GIVEN REQUEST >> Exclude any images and output the remaining records exactly.

DATA LINES >>
═══

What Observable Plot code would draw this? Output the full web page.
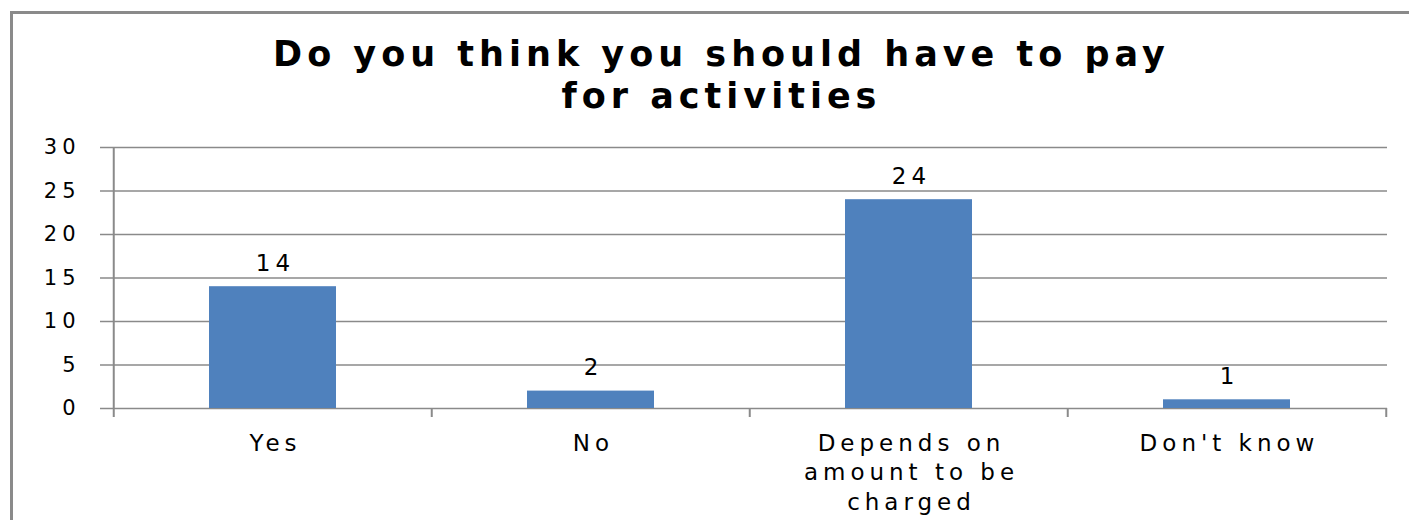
<!DOCTYPE html>
<html>
<head>
<meta charset="utf-8">
<script src="https://cdn.jsdelivr.net/npm/d3@7"></script>
<script src="https://cdn.jsdelivr.net/npm/@observablehq/plot@0.6"></script>
<style>
  html, body { margin: 0; padding: 0; background: #fff; }
  #wrap { position: relative; width: 1409px; height: 520px; overflow: hidden; background: #fff; }
  #border { position: absolute; left: 10px; top: 11px; width: 1500px; height: 600px;
            border-left: 3px solid #8a8a8a; border-top: 3px solid #8a8a8a; }
  #title { position: absolute; left: 17px; top: 33px; width: 1409px; text-align: center;
           font-family: "DejaVu Sans", sans-serif; font-weight: bold; font-size: 35px;
           line-height: 42px; letter-spacing: 5px; color: #000; }
  #chart { position: absolute; left: 0; top: 100px; }
  #chart svg text { letter-spacing: 5px; }
</style>
</head>
<body>
<div id="wrap">
  <div id="border"></div>
  <div id="title">Do you think you should have to pay<br>for activities</div>
  <div id="chart"></div>
</div>
<script>
const categories = ["Yes", "No", "Depends on amount to be charged", "Don't know"];
const tickLabels = ["Yes", "No", "Depends on\namount to be\ncharged", "Don't know"];
const values = [14, 2, 24, 1];
const yTicks = [0, 5, 10, 15, 20, 25, 30];

const data = categories.map((c, i) => ({cat: c, value: values[i]}));
const labelOf = new Map(categories.map((c, i) => [c, tickLabels[i]]));

const W = 1409, H = 420, mL = 113, mR = 22, mT = 47, mB = 112;
const step = (W - mL - mR) / categories.length;
const grid = "#8a8a8a";
const font = "'DejaVu Sans', sans-serif";

const plot = Plot.plot({
  width: W, height: H,
  marginLeft: mL, marginRight: mR, marginTop: mT, marginBottom: mB,
  style: {fontFamily: font, color: "#000", background: "transparent", overflow: "visible"},
  x: {type: "band", domain: categories, paddingInner: 0.6, paddingOuter: 0.3, axis: null, label: null},
  y: {domain: [0, 30], axis: null, label: null},
  marks: [
    Plot.ruleY(yTicks, {y: d => d, stroke: grid, strokeWidth: 1.5, insetLeft: -13}),
    Plot.barY(data, {x: "cat", y: "value", fill: "#4F81BD"}),
    Plot.ruleX([categories[0]], {x: d => d, y1: 30, y2: 0, dx: -step / 2, insetBottom: -9, stroke: grid, strokeWidth: 2}),
    Plot.ruleX(categories.slice(1), {x: d => d, y1: 0, y2: 0, dx: -step / 2, insetBottom: -9, stroke: grid, strokeWidth: 2}),
    Plot.ruleX([categories[categories.length - 1]], {x: d => d, y1: 0, y2: 0, dx: step / 2, insetBottom: -9, stroke: grid, strokeWidth: 2}),
    Plot.axisY({ticks: yTicks, tickSize: 0, tickPadding: 33, fontSize: 21, label: null, tickFormat: d => String(d)}),
    Plot.axisX({tickSize: 0, tickPadding: 22, fontSize: 23, lineHeight: 1.27, dx: 2.5, label: null,
                tickFormat: d => labelOf.get(d)}),
    Plot.text(data, {x: "cat", y: "value", text: d => String(d.value), dy: -23, dx: 2.5,
                     lineAnchor: "middle", fontSize: 23, fill: "#000"})
  ]
});
document.getElementById("chart").appendChild(plot);
</script>
</body>
</html>
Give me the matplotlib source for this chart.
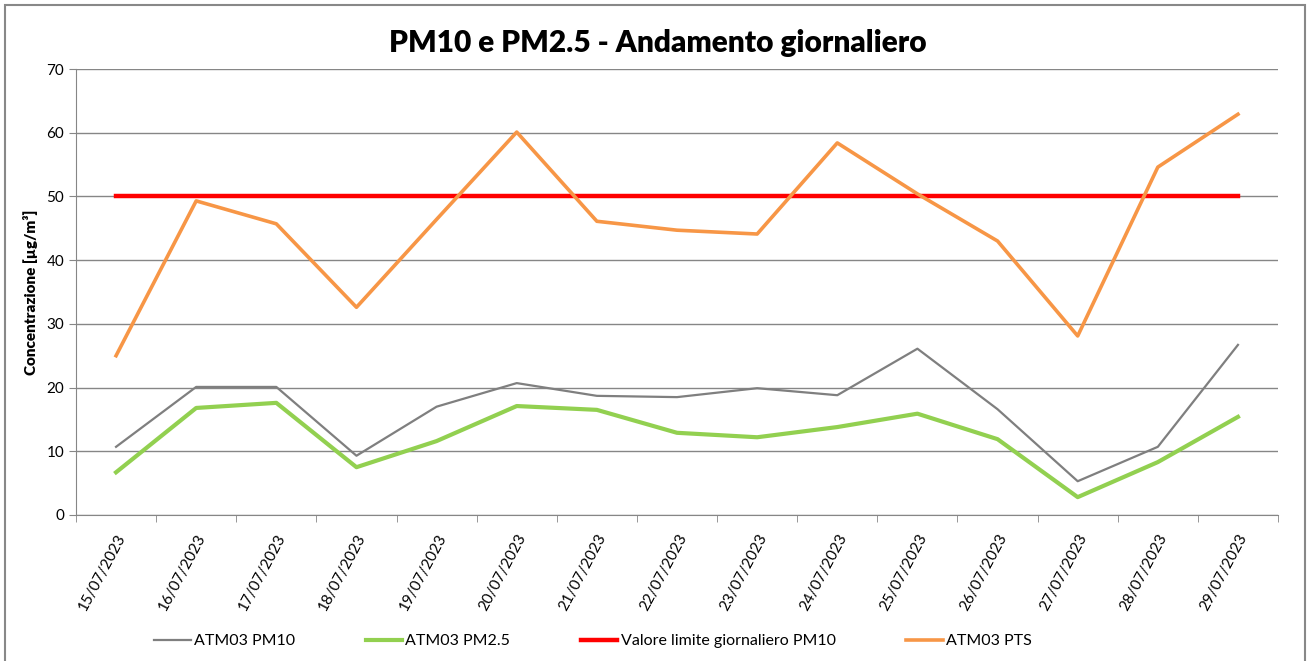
import matplotlib.pyplot as plt
from matplotlib.patches import Rectangle

# Daily data
dates = ['15/07/2023', '16/07/2023', '17/07/2023', '18/07/2023', '19/07/2023',
         '20/07/2023', '21/07/2023', '22/07/2023', '23/07/2023', '24/07/2023',
         '25/07/2023', '26/07/2023', '27/07/2023', '28/07/2023', '29/07/2023']
pm10 = [10.7, 20.1, 20.1, 9.3, 17.0, 20.7, 18.7, 18.5, 19.9, 18.8, 26.1, 16.6, 5.3, 10.7, 26.7]
pm25 = [6.7, 16.8, 17.6, 7.5, 11.6, 17.1, 16.5, 12.9, 12.2, 13.8, 15.9, 11.9, 2.8, 8.3, 15.4]
limit = [50] * 15
pts = [25.0, 49.3, 45.7, 32.6, 46.4, 60.1, 46.1, 44.7, 44.1, 58.4, 50.4, 43.0, 28.1, 54.6, 62.9]

plt.rcParams['font.family'] = ['Lato', 'DejaVu Sans']

fig = plt.figure(figsize=(13.10, 6.61), dpi=100)
ax = fig.add_axes([0.058, 0.2209, 0.9176, 0.6747])

x = list(range(len(dates)))
ax.plot(x, pm10, color='#7f7f7f', lw=1.6, label='ATM03 PM10')
ax.plot(x, pm25, color='#92d050', lw=3, label='ATM03 PM2.5')
ax.plot(x, limit, color='#ff0000', lw=3.2, label='Valore limite giornaliero PM10')
ax.plot(x, pts, color='#f79646', lw=2.6, label='ATM03 PTS')

ax.set_xlim(-0.5, len(dates) - 0.5)
ax.set_ylim(0, 70)
ax.set_yticks(range(0, 71, 10))
ax.set_xticks(x)
ax.set_xticklabels(dates, rotation=62, ha='right', va='top', rotation_mode='anchor', fontsize=11)
ax.set_xticks([i - 0.5 for i in range(len(dates) + 1)], minor=True)
ax.tick_params(axis='x', which='major', length=0, pad=12)
ax.tick_params(axis='x', which='minor', length=5, color='#868686')
ax.tick_params(axis='y', length=5, color='#868686', labelsize=11)

ax.grid(axis='y', color='#868686', lw=1)
ax.set_axisbelow(True)
for s in ['top', 'right']:
    ax.spines[s].set_visible(False)
for s in ['left', 'bottom']:
    ax.spines[s].set_color('#868686')

ax.set_ylabel('Concentrazione [µg/m³]', fontsize=11, fontweight='heavy', labelpad=6)
fig.text(0.502, 0.935, 'PM10 e PM2.5 - Andamento giornaliero', ha='center', va='center',
         fontsize=21.5, fontweight='heavy')

ax.legend(loc='center', bbox_to_anchor=(0.43, -0.283), ncol=4, frameon=False,
          fontsize=11.5, handlelength=2.3, handletextpad=0.2, columnspacing=4.4)

fig.patches.append(Rectangle((5 / 1310, -0.05), 1300 / 1310, 1.05 - 5 / 661,
                             transform=fig.transFigure, fill=False, ec='#888888', lw=1.5))

fig.savefig('out.png', dpi=100)
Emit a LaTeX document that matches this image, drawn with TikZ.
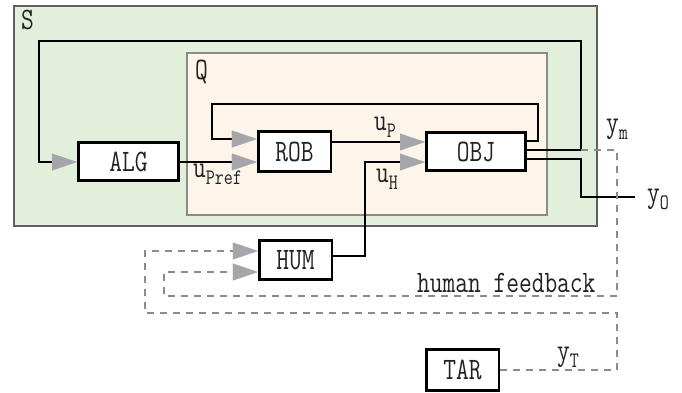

═══

RESULT >>
What Observable Plot code would draw this? Output the full web page.
<!DOCTYPE html>
<html>
<head>
<meta charset="utf-8">
<script src="https://cdn.jsdelivr.net/npm/d3@7"></script>
<script src="https://cdn.jsdelivr.net/npm/@observablehq/plot@0.6"></script>
<style>
  html, body { margin: 0; padding: 0; background: #fff; }
  #wrap { position: relative; width: 1409px; height: 520px; overflow: hidden; background: #fff; }
  #border { position: absolute; left: 10px; top: 11px; width: 1500px; height: 600px;
            border-left: 3px solid #8a8a8a; border-top: 3px solid #8a8a8a; }
  #title { position: absolute; left: 17px; top: 33px; width: 1409px; text-align: center;
           font-family: "DejaVu Sans", sans-serif; font-weight: bold; font-size: 35px;
           line-height: 42px; letter-spacing: 5px; color: #000; }
  #chart { position: absolute; left: 0; top: 100px; }
  #chart svg text { letter-spacing: 5px; }
</style>
</head>
<body>
<div id="wrap">
  <div id="border"></div>
  <div id="title">Do you think you should have to pay<br>for activities</div>
  <div id="chart"></div>
</div>
<script>
const categories = ["Yes", "No", "Depends on amount to be charged", "Don't know"];
const tickLabels = ["Yes", "No", "Depends on\namount to be\ncharged", "Don't know"];
const values = [14, 2, 24, 1];
const yTicks = [0, 5, 10, 15, 20, 25, 30];

const data = categories.map((c, i) => ({cat: c, value: values[i]}));
const labelOf = new Map(categories.map((c, i) => [c, tickLabels[i]]));

const W = 1409, H = 420, mL = 113, mR = 22, mT = 47, mB = 112;
const step = (W - mL - mR) / categories.length;
const grid = "#8a8a8a";
const font = "'DejaVu Sans', sans-serif";

const plot = Plot.plot({
  width: W, height: H,
  marginLeft: mL, marginRight: mR, marginTop: mT, marginBottom: mB,
  style: {fontFamily: font, color: "#000", background: "transparent", overflow: "visible"},
  x: {type: "band", domain: categories, paddingInner: 0.6, paddingOuter: 0.3, axis: null, label: null},
  y: {domain: [0, 30], axis: null, label: null},
  marks: [
    Plot.ruleY(yTicks, {y: d => d, stroke: grid, strokeWidth: 1.5, insetLeft: -13}),
    Plot.barY(data, {x: "cat", y: "value", fill: "#4F81BD"}),
    Plot.ruleX([categories[0]], {x: d => d, y1: 30, y2: 0, dx: -step / 2, insetBottom: -9, stroke: grid, strokeWidth: 2}),
    Plot.ruleX(categories.slice(1), {x: d => d, y1: 0, y2: 0, dx: -step / 2, insetBottom: -9, stroke: grid, strokeWidth: 2}),
    Plot.ruleX([categories[categories.length - 1]], {x: d => d, y1: 0, y2: 0, dx: step / 2, insetBottom: -9, stroke: grid, strokeWidth: 2}),
    Plot.axisY({ticks: yTicks, tickSize: 0, tickPadding: 33, fontSize: 21, label: null, tickFormat: d => String(d)}),
    Plot.axisX({tickSize: 0, tickPadding: 22, fontSize: 23, lineHeight: 1.27, dx: 2.5, label: null,
                tickFormat: d => labelOf.get(d)}),
    Plot.text(data, {x: "cat", y: "value", text: d => String(d.value), dy: -23, dx: 2.5,
                     lineAnchor: "middle", fontSize: 23, fill: "#000"})
  ]
});
document.getElementById("chart").appendChild(plot);
</script>
</body>
</html>
Give me the matplotlib source for this chart.
import matplotlib.pyplot as plt
from matplotlib.patches import Rectangle

# Daily data
dates = ['15/07/2023', '16/07/2023', '17/07/2023', '18/07/2023', '19/07/2023',
         '20/07/2023', '21/07/2023', '22/07/2023', '23/07/2023', '24/07/2023',
         '25/07/2023', '26/07/2023', '27/07/2023', '28/07/2023', '29/07/2023']
pm10 = [10.7, 20.1, 20.1, 9.3, 17.0, 20.7, 18.7, 18.5, 19.9, 18.8, 26.1, 16.6, 5.3, 10.7, 26.7]
pm25 = [6.7, 16.8, 17.6, 7.5, 11.6, 17.1, 16.5, 12.9, 12.2, 13.8, 15.9, 11.9, 2.8, 8.3, 15.4]
limit = [50] * 15
pts = [25.0, 49.3, 45.7, 32.6, 46.4, 60.1, 46.1, 44.7, 44.1, 58.4, 50.4, 43.0, 28.1, 54.6, 62.9]

plt.rcParams['font.family'] = ['Lato', 'DejaVu Sans']

fig = plt.figure(figsize=(13.10, 6.61), dpi=100)
ax = fig.add_axes([0.058, 0.2209, 0.9176, 0.6747])

x = list(range(len(dates)))
ax.plot(x, pm10, color='#7f7f7f', lw=1.6, label='ATM03 PM10')
ax.plot(x, pm25, color='#92d050', lw=3, label='ATM03 PM2.5')
ax.plot(x, limit, color='#ff0000', lw=3.2, label='Valore limite giornaliero PM10')
ax.plot(x, pts, color='#f79646', lw=2.6, label='ATM03 PTS')

ax.set_xlim(-0.5, len(dates) - 0.5)
ax.set_ylim(0, 70)
ax.set_yticks(range(0, 71, 10))
ax.set_xticks(x)
ax.set_xticklabels(dates, rotation=62, ha='right', va='top', rotation_mode='anchor', fontsize=11)
ax.set_xticks([i - 0.5 for i in range(len(dates) + 1)], minor=True)
ax.tick_params(axis='x', which='major', length=0, pad=12)
ax.tick_params(axis='x', which='minor', length=5, color='#868686')
ax.tick_params(axis='y', length=5, color='#868686', labelsize=11)

ax.grid(axis='y', color='#868686', lw=1)
ax.set_axisbelow(True)
for s in ['top', 'right']:
    ax.spines[s].set_visible(False)
for s in ['left', 'bottom']:
    ax.spines[s].set_color('#868686')

ax.set_ylabel('Concentrazione [µg/m³]', fontsize=11, fontweight='heavy', labelpad=6)
fig.text(0.502, 0.935, 'PM10 e PM2.5 - Andamento giornaliero', ha='center', va='center',
         fontsize=21.5, fontweight='heavy')

ax.legend(loc='center', bbox_to_anchor=(0.43, -0.283), ncol=4, frameon=False,
          fontsize=11.5, handlelength=2.3, handletextpad=0.2, columnspacing=4.4)

fig.patches.append(Rectangle((5 / 1310, -0.05), 1300 / 1310, 1.05 - 5 / 661,
                             transform=fig.transFigure, fill=False, ec='#888888', lw=1.5))

fig.savefig('out.png', dpi=100)
Emit a LaTeX document that matches this image, drawn with TikZ.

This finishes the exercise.